◆ What the task asks
Can you write out all of the material below, word for word?

= = = =

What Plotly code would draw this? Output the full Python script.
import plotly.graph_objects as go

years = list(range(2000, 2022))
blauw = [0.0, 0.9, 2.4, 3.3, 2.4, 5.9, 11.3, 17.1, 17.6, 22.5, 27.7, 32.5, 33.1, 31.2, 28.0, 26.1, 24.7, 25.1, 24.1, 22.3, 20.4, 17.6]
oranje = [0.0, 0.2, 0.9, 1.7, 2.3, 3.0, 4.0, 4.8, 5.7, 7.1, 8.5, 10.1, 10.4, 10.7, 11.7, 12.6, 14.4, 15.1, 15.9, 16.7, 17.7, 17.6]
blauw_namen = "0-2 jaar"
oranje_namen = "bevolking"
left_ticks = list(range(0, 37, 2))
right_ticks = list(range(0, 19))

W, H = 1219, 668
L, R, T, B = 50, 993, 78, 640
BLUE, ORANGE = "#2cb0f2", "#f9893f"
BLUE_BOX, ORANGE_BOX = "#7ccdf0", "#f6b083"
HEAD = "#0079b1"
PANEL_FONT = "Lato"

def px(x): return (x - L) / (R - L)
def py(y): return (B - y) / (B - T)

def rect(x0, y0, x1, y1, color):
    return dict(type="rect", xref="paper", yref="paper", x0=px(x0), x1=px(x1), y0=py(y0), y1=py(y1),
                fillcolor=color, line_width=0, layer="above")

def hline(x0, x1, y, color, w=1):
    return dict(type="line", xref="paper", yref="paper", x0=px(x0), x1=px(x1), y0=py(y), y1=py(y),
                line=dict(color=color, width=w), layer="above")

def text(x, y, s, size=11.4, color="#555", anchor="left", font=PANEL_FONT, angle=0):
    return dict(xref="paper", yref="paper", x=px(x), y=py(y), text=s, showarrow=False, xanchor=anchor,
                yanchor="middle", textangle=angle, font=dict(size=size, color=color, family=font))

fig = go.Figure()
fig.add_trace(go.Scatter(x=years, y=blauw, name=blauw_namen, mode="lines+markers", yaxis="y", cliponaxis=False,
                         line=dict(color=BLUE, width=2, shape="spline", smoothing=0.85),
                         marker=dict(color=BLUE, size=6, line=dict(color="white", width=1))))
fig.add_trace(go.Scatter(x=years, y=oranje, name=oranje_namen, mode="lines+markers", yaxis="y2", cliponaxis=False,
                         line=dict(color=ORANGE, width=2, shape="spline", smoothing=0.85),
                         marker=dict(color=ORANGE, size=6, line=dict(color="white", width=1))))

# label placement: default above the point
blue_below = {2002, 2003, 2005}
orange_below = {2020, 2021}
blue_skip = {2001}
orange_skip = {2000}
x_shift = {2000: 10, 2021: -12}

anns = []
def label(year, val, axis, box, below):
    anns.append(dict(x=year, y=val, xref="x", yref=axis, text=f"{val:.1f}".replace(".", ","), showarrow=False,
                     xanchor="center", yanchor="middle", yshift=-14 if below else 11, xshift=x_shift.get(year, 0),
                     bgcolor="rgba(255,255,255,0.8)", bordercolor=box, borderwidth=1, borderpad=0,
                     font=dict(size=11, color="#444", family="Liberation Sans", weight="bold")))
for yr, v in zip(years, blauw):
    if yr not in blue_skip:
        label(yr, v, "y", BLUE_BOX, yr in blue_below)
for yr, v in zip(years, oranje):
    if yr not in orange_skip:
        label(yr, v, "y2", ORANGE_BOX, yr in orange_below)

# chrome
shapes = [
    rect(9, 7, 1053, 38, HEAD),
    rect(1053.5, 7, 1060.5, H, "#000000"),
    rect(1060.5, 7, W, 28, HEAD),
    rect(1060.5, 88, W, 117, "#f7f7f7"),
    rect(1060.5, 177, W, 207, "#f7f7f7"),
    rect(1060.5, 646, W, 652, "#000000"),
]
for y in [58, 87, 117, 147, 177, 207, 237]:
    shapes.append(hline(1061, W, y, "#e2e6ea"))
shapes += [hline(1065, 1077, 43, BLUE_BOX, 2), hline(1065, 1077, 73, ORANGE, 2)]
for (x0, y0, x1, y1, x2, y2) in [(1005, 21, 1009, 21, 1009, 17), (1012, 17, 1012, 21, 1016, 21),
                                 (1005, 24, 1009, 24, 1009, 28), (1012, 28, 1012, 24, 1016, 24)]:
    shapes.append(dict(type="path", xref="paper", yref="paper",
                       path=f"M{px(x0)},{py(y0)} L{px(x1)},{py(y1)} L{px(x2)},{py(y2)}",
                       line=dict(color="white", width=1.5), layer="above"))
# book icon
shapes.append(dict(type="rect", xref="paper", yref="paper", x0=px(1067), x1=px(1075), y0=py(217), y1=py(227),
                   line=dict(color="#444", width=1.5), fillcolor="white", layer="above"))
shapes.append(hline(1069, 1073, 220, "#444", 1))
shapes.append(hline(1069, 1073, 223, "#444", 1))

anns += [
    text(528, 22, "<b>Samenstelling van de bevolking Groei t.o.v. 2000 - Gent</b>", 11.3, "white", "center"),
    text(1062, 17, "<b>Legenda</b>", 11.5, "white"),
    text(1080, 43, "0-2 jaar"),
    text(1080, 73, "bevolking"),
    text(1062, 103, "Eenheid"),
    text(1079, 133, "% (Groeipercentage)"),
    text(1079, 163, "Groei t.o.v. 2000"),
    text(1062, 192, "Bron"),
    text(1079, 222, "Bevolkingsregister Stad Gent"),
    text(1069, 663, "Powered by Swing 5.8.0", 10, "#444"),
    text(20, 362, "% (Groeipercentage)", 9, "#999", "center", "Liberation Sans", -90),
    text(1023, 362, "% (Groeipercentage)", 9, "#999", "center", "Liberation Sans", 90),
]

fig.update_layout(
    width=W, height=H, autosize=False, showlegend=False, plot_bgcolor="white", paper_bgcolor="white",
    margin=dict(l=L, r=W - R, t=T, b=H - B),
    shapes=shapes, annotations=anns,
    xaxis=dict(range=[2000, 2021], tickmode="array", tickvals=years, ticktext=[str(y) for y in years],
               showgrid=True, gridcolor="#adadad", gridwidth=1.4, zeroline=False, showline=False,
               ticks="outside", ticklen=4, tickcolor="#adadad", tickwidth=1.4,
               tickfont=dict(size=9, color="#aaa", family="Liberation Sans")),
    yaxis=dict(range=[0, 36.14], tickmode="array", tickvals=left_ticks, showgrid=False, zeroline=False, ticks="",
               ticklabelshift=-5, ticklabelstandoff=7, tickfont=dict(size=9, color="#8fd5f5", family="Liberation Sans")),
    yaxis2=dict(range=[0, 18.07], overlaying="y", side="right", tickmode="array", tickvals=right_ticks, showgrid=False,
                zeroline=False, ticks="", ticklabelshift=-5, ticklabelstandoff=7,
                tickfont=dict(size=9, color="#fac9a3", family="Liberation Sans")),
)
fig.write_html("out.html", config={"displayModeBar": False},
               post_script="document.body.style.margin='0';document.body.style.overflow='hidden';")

= = = =

◆ Result of this task
What Plotly code would draw this? Output the full Python script.
import plotly.graph_objects as go

years = list(range(2000, 2022))
blauw = [0.0, 0.9, 2.4, 3.3, 2.4, 5.9, 11.3, 17.1, 17.6, 22.5, 27.7, 32.5, 33.1, 31.2, 28.0, 26.1, 24.7, 25.1, 24.1, 22.3, 20.4, 17.6]
oranje = [0.0, 0.2, 0.9, 1.7, 2.3, 3.0, 4.0, 4.8, 5.7, 7.1, 8.5, 10.1, 10.4, 10.7, 11.7, 12.6, 14.4, 15.1, 15.9, 16.7, 17.7, 17.6]
blauw_namen = "0-2 jaar"
oranje_namen = "bevolking"
left_ticks = list(range(0, 37, 2))
right_ticks = list(range(0, 19))

W, H = 1219, 668
L, R, T, B = 50, 993, 78, 640
BLUE, ORANGE = "#2cb0f2", "#f9893f"
BLUE_BOX, ORANGE_BOX = "#7ccdf0", "#f6b083"
HEAD = "#0079b1"
PANEL_FONT = "Lato"

def px(x): return (x - L) / (R - L)
def py(y): return (B - y) / (B - T)

def rect(x0, y0, x1, y1, color):
    return dict(type="rect", xref="paper", yref="paper", x0=px(x0), x1=px(x1), y0=py(y0), y1=py(y1),
                fillcolor=color, line_width=0, layer="above")

def hline(x0, x1, y, color, w=1):
    return dict(type="line", xref="paper", yref="paper", x0=px(x0), x1=px(x1), y0=py(y), y1=py(y),
                line=dict(color=color, width=w), layer="above")

def text(x, y, s, size=11.4, color="#555", anchor="left", font=PANEL_FONT, angle=0):
    return dict(xref="paper", yref="paper", x=px(x), y=py(y), text=s, showarrow=False, xanchor=anchor,
                yanchor="middle", textangle=angle, font=dict(size=size, color=color, family=font))

fig = go.Figure()
fig.add_trace(go.Scatter(x=years, y=blauw, name=blauw_namen, mode="lines+markers", yaxis="y", cliponaxis=False,
                         line=dict(color=BLUE, width=2, shape="spline", smoothing=0.85),
                         marker=dict(color=BLUE, size=6, line=dict(color="white", width=1))))
fig.add_trace(go.Scatter(x=years, y=oranje, name=oranje_namen, mode="lines+markers", yaxis="y2", cliponaxis=False,
                         line=dict(color=ORANGE, width=2, shape="spline", smoothing=0.85),
                         marker=dict(color=ORANGE, size=6, line=dict(color="white", width=1))))

# label placement: default above the point
blue_below = {2002, 2003, 2005}
orange_below = {2020, 2021}
blue_skip = {2001}
orange_skip = {2000}
x_shift = {2000: 10, 2021: -12}

anns = []
def label(year, val, axis, box, below):
    anns.append(dict(x=year, y=val, xref="x", yref=axis, text=f"{val:.1f}".replace(".", ","), showarrow=False,
                     xanchor="center", yanchor="middle", yshift=-14 if below else 11, xshift=x_shift.get(year, 0),
                     bgcolor="rgba(255,255,255,0.8)", bordercolor=box, borderwidth=1, borderpad=0,
                     font=dict(size=11, color="#444", family="Liberation Sans", weight="bold")))
for yr, v in zip(years, blauw):
    if yr not in blue_skip:
        label(yr, v, "y", BLUE_BOX, yr in blue_below)
for yr, v in zip(years, oranje):
    if yr not in orange_skip:
        label(yr, v, "y2", ORANGE_BOX, yr in orange_below)

# chrome
shapes = [
    rect(9, 7, 1053, 38, HEAD),
    rect(1053.5, 7, 1060.5, H, "#000000"),
    rect(1060.5, 7, W, 28, HEAD),
    rect(1060.5, 88, W, 117, "#f7f7f7"),
    rect(1060.5, 177, W, 207, "#f7f7f7"),
    rect(1060.5, 646, W, 652, "#000000"),
]
for y in [58, 87, 117, 147, 177, 207, 237]:
    shapes.append(hline(1061, W, y, "#e2e6ea"))
shapes += [hline(1065, 1077, 43, BLUE_BOX, 2), hline(1065, 1077, 73, ORANGE, 2)]
for (x0, y0, x1, y1, x2, y2) in [(1005, 21, 1009, 21, 1009, 17), (1012, 17, 1012, 21, 1016, 21),
                                 (1005, 24, 1009, 24, 1009, 28), (1012, 28, 1012, 24, 1016, 24)]:
    shapes.append(dict(type="path", xref="paper", yref="paper",
                       path=f"M{px(x0)},{py(y0)} L{px(x1)},{py(y1)} L{px(x2)},{py(y2)}",
                       line=dict(color="white", width=1.5), layer="above"))
# book icon
shapes.append(dict(type="rect", xref="paper", yref="paper", x0=px(1067), x1=px(1075), y0=py(217), y1=py(227),
                   line=dict(color="#444", width=1.5), fillcolor="white", layer="above"))
shapes.append(hline(1069, 1073, 220, "#444", 1))
shapes.append(hline(1069, 1073, 223, "#444", 1))

anns += [
    text(528, 22, "<b>Samenstelling van de bevolking Groei t.o.v. 2000 - Gent</b>", 11.3, "white", "center"),
    text(1062, 17, "<b>Legenda</b>", 11.5, "white"),
    text(1080, 43, "0-2 jaar"),
    text(1080, 73, "bevolking"),
    text(1062, 103, "Eenheid"),
    text(1079, 133, "% (Groeipercentage)"),
    text(1079, 163, "Groei t.o.v. 2000"),
    text(1062, 192, "Bron"),
    text(1079, 222, "Bevolkingsregister Stad Gent"),
    text(1069, 663, "Powered by Swing 5.8.0", 10, "#444"),
    text(20, 362, "% (Groeipercentage)", 9, "#999", "center", "Liberation Sans", -90),
    text(1023, 362, "% (Groeipercentage)", 9, "#999", "center", "Liberation Sans", 90),
]

fig.update_layout(
    width=W, height=H, autosize=False, showlegend=False, plot_bgcolor="white", paper_bgcolor="white",
    margin=dict(l=L, r=W - R, t=T, b=H - B),
    shapes=shapes, annotations=anns,
    xaxis=dict(range=[2000, 2021], tickmode="array", tickvals=years, ticktext=[str(y) for y in years],
               showgrid=True, gridcolor="#adadad", gridwidth=1.4, zeroline=False, showline=False,
               ticks="outside", ticklen=4, tickcolor="#adadad", tickwidth=1.4,
               tickfont=dict(size=9, color="#aaa", family="Liberation Sans")),
    yaxis=dict(range=[0, 36.14], tickmode="array", tickvals=left_ticks, showgrid=False, zeroline=False, ticks="",
               ticklabelshift=-5, ticklabelstandoff=7, tickfont=dict(size=9, color="#8fd5f5", family="Liberation Sans")),
    yaxis2=dict(range=[0, 18.07], overlaying="y", side="right", tickmode="array", tickvals=right_ticks, showgrid=False,
                zeroline=False, ticks="", ticklabelshift=-5, ticklabelstandoff=7,
                tickfont=dict(size=9, color="#fac9a3", family="Liberation Sans")),
)
fig.write_html("out.html", config={"displayModeBar": False},
               post_script="document.body.style.margin='0';document.body.style.overflow='hidden';")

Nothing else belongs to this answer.